2004年4月 第45話 蕎麦屋の旦那の一日
私ども更科一門の重鎮「有楽町更科」の藤村和夫氏がNHK出版より「蕎麦屋のしきたり」なる本を出版され、これが驚くほどの売れ行きと言うことである。前回に引き続き今回はその中の「旦那の一日」と言う一節をご紹介しようと思います。
蕎麦屋の一日は未明より始まります。朝一番の仕事は釜に火をつけ湯を沸かすことからスタートします。
今はガスで15分位で沸きますが、明治までの薪や、大正期の石炭の時はそばに付いていなくてはなりませんでした。
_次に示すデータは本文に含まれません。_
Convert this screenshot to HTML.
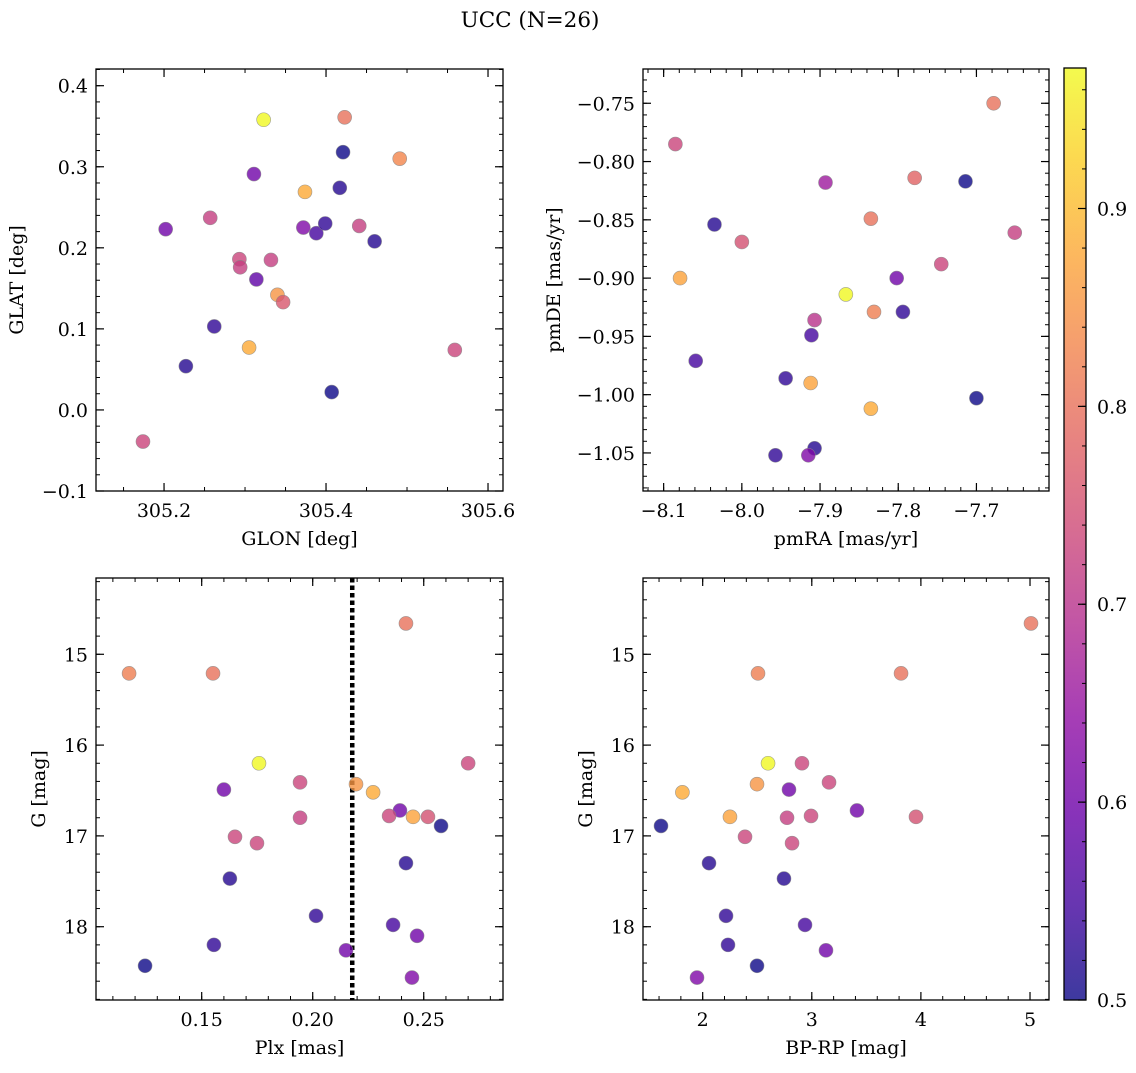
<!DOCTYPE html>
<html><head><meta charset="utf-8">
<style>
html,body{margin:0;padding:0;background:#fff;}
svg text{font-family:"DejaVu Serif","Liberation Serif",serif;fill:#000;}
</style></head>
<body>
<svg id="fig" width="1136" height="1068" viewBox="0 0 1136 1068" xmlns="http://www.w3.org/2000/svg">
<rect width="1136" height="1068" fill="#fff"/>
<text x="530" y="27" font-size="21.5" text-anchor="middle">UCC (N=26)</text>
<defs>
<linearGradient id="cbgrad" x1="0" y1="1" x2="0" y2="0">
<stop offset="0" stop-color="#0d0887"/><stop offset="0.1" stop-color="#41049d"/><stop offset="0.2" stop-color="#6a00a8"/><stop offset="0.3" stop-color="#8f0da4"/><stop offset="0.4" stop-color="#b12a90"/><stop offset="0.5" stop-color="#cc4778"/><stop offset="0.6" stop-color="#e16462"/><stop offset="0.7" stop-color="#f2844b"/><stop offset="0.8" stop-color="#fca636"/><stop offset="0.9" stop-color="#fcce25"/><stop offset="1" stop-color="#f0f921"/>
</linearGradient>
</defs>
</svg>
<script>
// ---- Panel 1: GLON / GLAT ----
const glon = [305.323,305.423,305.421,305.311,305.374,305.491,305.417,305.202,305.257,305.372,305.388,305.399,305.441,305.46,305.293,305.294,305.332,305.314,305.34,305.347,305.262,305.305,305.227,305.559,305.407,305.174];
const glat = [0.358,0.361,0.318,0.291,0.269,0.31,0.274,0.223,0.237,0.225,0.218,0.23,0.227,0.208,0.186,0.176,0.185,0.161,0.142,0.133,0.103,0.077,0.054,0.074,0.022,-0.039];
const c1 = [0.97,0.80,0.50,0.60,0.88,0.83,0.52,0.60,0.72,0.62,0.55,0.53,0.72,0.52,0.73,0.72,0.72,0.58,0.85,0.76,0.53,0.88,0.52,0.73,0.50,0.73];
// ---- Panel 2: pmRA / pmDE ----
const pmra = [-7.678,-8.085,-7.893,-7.779,-7.714,-8.035,-7.835,-8.0,-7.651,-8.079,-7.745,-7.802,-7.867,-7.831,-7.794,-7.907,-7.911,-8.059,-7.944,-7.912,-7.835,-7.7,-7.907,-7.957,-7.915];
const pmde = [-0.75,-0.785,-0.818,-0.814,-0.817,-0.854,-0.849,-0.869,-0.861,-0.9,-0.888,-0.9,-0.914,-0.929,-0.929,-0.936,-0.949,-0.971,-0.986,-0.99,-1.012,-1.003,-1.046,-1.052,-1.052];
const c2 = [0.80,0.73,0.66,0.78,0.50,0.52,0.80,0.75,0.72,0.87,0.73,0.60,0.97,0.82,0.53,0.70,0.55,0.55,0.53,0.87,0.88,0.50,0.52,0.53,0.62];
// ---- Panel 3: Plx / G ----
const plx = [0.1173,0.1551,0.242,0.1758,0.27,0.1943,0.2195,0.2272,0.16,0.2393,0.2344,0.2452,0.2519,0.1943,0.2578,0.165,0.1749,0.242,0.1627,0.2015,0.2362,0.247,0.1555,0.215,0.1245,0.2447];
const g3 = [15.21,15.21,14.66,16.2,16.2,16.41,16.43,16.52,16.49,16.72,16.78,16.79,16.79,16.8,16.89,17.01,17.08,17.3,17.47,17.88,17.98,18.1,18.2,18.26,18.43,18.56];
const c3 = [0.82,0.80,0.80,0.97,0.73,0.73,0.85,0.88,0.60,0.60,0.73,0.87,0.75,0.72,0.50,0.73,0.73,0.52,0.52,0.53,0.55,0.60,0.53,0.60,0.50,0.62];
const plxLine = [0.2178];
// ---- Panel 4: BP-RP / G ----
const bprp = [5.009,2.507,3.818,2.599,2.91,3.158,2.498,1.814,2.791,3.414,2.993,2.25,3.955,2.773,1.618,2.388,2.819,2.058,2.745,2.214,2.938,2.232,3.13,2.498,1.948];
const g4 = [14.66,15.21,15.21,16.2,16.2,16.41,16.43,16.52,16.49,16.72,16.78,16.79,16.79,16.8,16.89,17.01,17.08,17.3,17.47,17.88,17.98,18.2,18.26,18.43,18.56];
const c4 = [0.80,0.82,0.80,0.97,0.73,0.73,0.85,0.88,0.60,0.60,0.73,0.87,0.75,0.72,0.50,0.73,0.73,0.52,0.52,0.53,0.55,0.53,0.60,0.50,0.62];
// ---- tick labels ----
const ticks1x = [305.2,305.4,305.6], ticks1y = [-0.1,0.0,0.1,0.2,0.3,0.4];
const ticks2x = [-8.1,-8.0,-7.9,-7.8,-7.7], ticks2y = [-1.05,-1.00,-0.95,-0.90,-0.85,-0.80,-0.75];
const ticks3x = [0.15,0.20,0.25], ticksGy = [15,16,17,18];
const ticks4x = [2,3,4,5];
const cbTicks = [0.5,0.6,0.7,0.8,0.9];

const FS = 19;
const NS = 'http://www.w3.org/2000/svg';
const svg = document.getElementById('fig');
function mk(tag, attrs, parent){ const e=document.createElementNS(NS,tag); for(const k in attrs) e.setAttribute(k,attrs[k]); (parent||svg).appendChild(e); return e; }

const stops=[[13,8,135],[65,4,157],[106,0,168],[143,13,164],[177,42,144],[204,71,120],[225,100,98],[242,132,75],[252,166,54],[252,206,37],[240,249,33]];
const VMIN=0.5, VMAX=0.971;
function plasma(v){ let t=Math.max(0,Math.min(1,(v-VMIN)/(VMAX-VMIN)))*10; const i=Math.min(9,Math.floor(t)); const f=t-i; const a=stops[i],b=stops[i+1]; return 'rgb('+a.map((x,j)=>Math.round(x+(b[j]-x)*f)).join(',')+')'; }
function minus(s){ return s.replace('-','\u2212'); }

function panel(o){
  const sx=v=>o.L+(v-o.x0)/(o.x1-o.x0)*(o.R-o.L);
  const sy=v=>o.B-(v-o.y0)/(o.y1-o.y0)*(o.B-o.T);
  const g=mk('g',{});
  
  
  const mx0=Math.ceil(Math.min(o.x0,o.x1)/o.mx-1e-6);
  for(let k=mx0; k*o.mx<=Math.max(o.x0,o.x1)+1e-9; k++){ const x=sx(k*o.mx); mk('line',{x1:x,x2:x,y1:o.B,y2:o.B-4,stroke:'#000','stroke-width':1},g); mk('line',{x1:x,x2:x,y1:o.T,y2:o.T+4,stroke:'#000','stroke-width':1},g); }
  const my0=Math.ceil(Math.min(o.y0,o.y1)/o.my-1e-6);
  for(let k=my0; k*o.my<=Math.max(o.y0,o.y1)+1e-9; k++){ const y=sy(k*o.my); mk('line',{x1:o.L,x2:o.L+4,y1:y,y2:y,stroke:'#000','stroke-width':1},g); mk('line',{x1:o.R,x2:o.R-4,y1:y,y2:y,stroke:'#000','stroke-width':1},g); }
  o.tx.forEach(v=>{ const x=sx(v); mk('line',{x1:x,x2:x,y1:o.B,y2:o.B-8,stroke:'#000','stroke-width':1.2},g); mk('line',{x1:x,x2:x,y1:o.T,y2:o.T+8,stroke:'#000','stroke-width':1.2},g);
    const t=mk('text',{x:x,y:o.B+26,'font-size':FS,'text-anchor':'middle'},g); t.textContent=minus(v.toFixed(o.dx));
    
     });
  o.ty.forEach(v=>{ const y=sy(v); mk('line',{x1:o.L,x2:o.L+8,y1:y,y2:y,stroke:'#000','stroke-width':1.2},g); mk('line',{x1:o.R,x2:o.R-8,y1:y,y2:y,stroke:'#000','stroke-width':1.2},g);
    const t=mk('text',{x:o.L-8,y:y+7,'font-size':FS,'text-anchor':'end'},g); t.textContent=minus(v.toFixed(o.dy));
    
     });
  if(o.vline!==undefined){ const x=sx(o.vline); const l=mk('line',{x1:x,x2:x,y1:o.T,y2:o.B,stroke:'#000','stroke-width':4.5,'stroke-dasharray':'4.5 3'},g);
    
     }
  o.xs.forEach((v,i)=>{ const c=mk('circle',{cx:sx(v),cy:sy(o.ys[i]),r:7,fill:plasma(o.cs[i]),'fill-opacity':0.8,stroke:'#888','stroke-width':0.6,'stroke-opacity':0.8},g);
    
     });
  const fr=mk('rect',{x:o.L,y:o.T,width:o.R-o.L,height:o.B-o.T,fill:'none',stroke:'#000','stroke-width':1.3},g);
  
  
  const xl=mk('text',{x:(o.L+o.R)/2,y:o.B+54,'font-size':FS,'text-anchor':'middle'},g); xl.textContent=o.xlab;
  
  
  const yx=o.ylx, yy=(o.T+o.B)/2;
  const yl=mk('text',{x:yx,y:yy,'font-size':FS,'text-anchor':'middle',transform:'rotate(-90 '+yx+' '+yy+')'},g); yl.textContent=o.ylab;
  
  
}

panel({name:'glon-glat-panel',L:96,R:503,T:69,B:491,x0:305.116,x1:305.6185,y0:-0.1,y1:0.4206,mx:0.05,my:0.02,tx:ticks1x,ty:ticks1y,dx:1,dy:1,xs:glon,ys:glat,cs:c1,xlab:'GLON [deg]',ylab:'GLAT [deg]',ylx:23});
panel({name:'pmra-pmde-panel',L:643,R:1049,T:69,B:491,x0:-8.1264,x1:-7.6072,y0:-1.08265,y1:-0.7206,mx:0.02,my:0.01,tx:ticks2x,ty:ticks2y,dx:1,dy:2,xs:pmra,ys:pmde,cs:c2,xlab:'pmRA [mas/yr]',ylab:'pmDE [mas/yr]',ylx:560});
panel({name:'plx-g-panel',L:96,R:503,T:578,B:1000,x0:0.1024,x1:0.2857,y0:18.807,y1:14.16,mx:0.01,my:0.2,tx:ticks3x,ty:ticksGy,dx:2,dy:0,xs:plx,ys:g3,cs:c3,xlab:'Plx [mas]',ylab:'G [mag]',ylx:45,vline:plxLine[0]});
panel({name:'bprp-g-panel',L:643,R:1049,T:578,B:1000,x0:1.453,x1:5.174,y0:18.807,y1:14.16,mx:0.2,my:0.2,tx:ticks4x,ty:ticksGy,dx:0,dy:0,xs:bprp,ys:g4,cs:c4,xlab:'BP-RP [mag]',ylab:'G [mag]',ylx:592});

const cb=mk('g',{});


const CT=68, CB=1000, CL=1064, CR=1086;
const cy=v=>CB-(v-VMIN)/(VMAX-VMIN)*(CB-CT);
mk('rect',{x:CL,y:CT,width:CR-CL,height:CB-CT,fill:'url(#cbgrad)','fill-opacity':0.8},cb);
for(let k=25;k*0.02<=VMAX+1e-9;k++){ const y=cy(k*0.02); mk('line',{x1:CR,x2:CR-4,y1:y,y2:y,stroke:'#000','stroke-width':1},cb); }
cbTicks.forEach(v=>{ const y=cy(v); mk('line',{x1:CR,x2:CR-8,y1:y,y2:y,stroke:'#000','stroke-width':1.2},cb);
  const t=mk('text',{x:CR+11,y:y+7,'font-size':FS},cb); t.textContent=v.toFixed(1);
  
   });
mk('rect',{x:CL,y:CT,width:CR-CL,height:CB-CT,fill:'none',stroke:'#000','stroke-width':1.3},cb);
</script>
</body></html>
その間に、鰹節を水洗いし、蒸して削ります。
今は削った物を鰹節屋から仕入れますが、手で削った時代、製麺機と連動した削り機で削った時代を経ています。 18リットルに対し1kgが要りますので結構大変な仕事です。そうこうしている間に湯が沸きますので鰹節を入れ出汁をとります。出汁が詰まるまでの約40分の間、うどんを捏ね蕎麦を打ちます。出汁が詰まったら、それを漉し醤油と合わせ蕎麦汁を作り、釜を洗い水を張り、また湯を沸かして二番出汁をとり、再び釜を洗って湯を沸かしうどんを茹でます。ここまでが約30分。
この間にネギを切り、海老の下ごしらえをし、鶏肉、蒲鉾、薬味の切り込みと、する事には事欠かない始末です。うどんが煮上がったら、洗って1玉ずつ玉に採ると朝の仕事が終わります。
その後河岸への仕入れに向かい、朝飯は河岸で済ませます。帰ってくると開店です。
暖簾を出し、お客様を待つことに、出前があると開店早々出前となります。
昼の立て込みが終わると釜の湯を変えたり後片づけをし、蕎麦の残り具合を見ながら蕎麦打ち、
出前の集金へと向かいます。それが終わって昼食、時計は3時を指す頃となります。
夕刻からは夜の「飲み屋」への変身準備。天ぷらの種や卵焼き、焼き鳥など、酒肴の仕込みとなります。
夜は昼時ほどではありませんので仕事の合間に食事、お客様が途絶えて閉店。
後かたづけをし、残りの汁を明日のために調整し、釜や蕎麦を洗う水槽に水を張り、火の元を確かめ一日が終わります。風呂屋に行くと「蕎麦屋さんが来たから終わりにしよう」と言われるような時間となります。
昔は定休日などありませんから月月火水木金金です。
もちろんこの記述は、昭和中期までの2~3人の人手でする蕎麦店で、従業員の居る店では「汁取り」を除いては仕込んだ職人にさせました。こうなると「帳場」が旦那の仕事、お勘定や店の気配りが主となり「朝風呂」「お稽古」の世界もあったとか。